The last day of the year

Dec 31, 2006 01:25

It's been ages since I've updated anything. Another year has passed. Michigan worked out well so far. In fact, I'm about to head to the Rose Bowl for the game.

New Years is always a confusing time for me. I always end up looking back and thinking about who knows what. Some years it's relationships, others its family things, but there's always something. This year it's mostly been about my move to Michigan, or leaving California, growing up, or some other shit like that.

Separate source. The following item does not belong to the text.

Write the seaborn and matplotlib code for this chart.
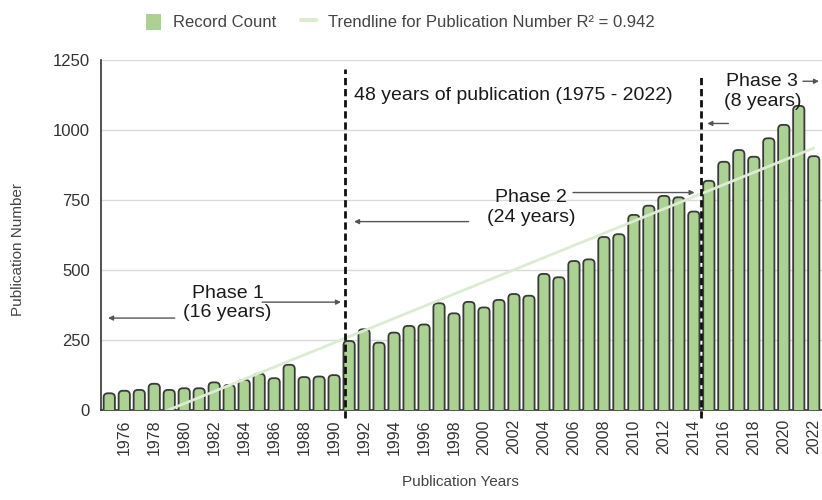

I'm not sure what's home any more. It's not Santa Barbara. I said my good byes, the lab's functionally disbanded, I graduated, dance is gone, and it's just over. The bay area hasn't been home for awhile. I still try to talk to my friends, but it's od not really seing them for most of the year. Everyone just sorta goes his or her own way. Things in Michigan have been pretty decent for the most part, but i keep comparing it to California and I don't know if that's what I should do or not.

It's just odd trying to let go is all. Part of me doesn't want to and keeps thinking of ways to come back and have my old life. It doesn't make sense, it's just a few things that keep popping back into my head.

We drove through SF on the way to grandma's and again on the way to Napa. Both times I caught myself thinking about UCSF and some of the other plans I had to go along with it. Getting a cute place out in the avenues, and biking into work. Caltran to Redwood City for the weekends... It was odd. A year ago it was what i was sure was going to happen, but now I don't know. I still think that's the life I want, but it's harder to get to. Kinda like driving past the exit you were supposed to take and watching it pull further back into the distance while you figure you can always take the next one.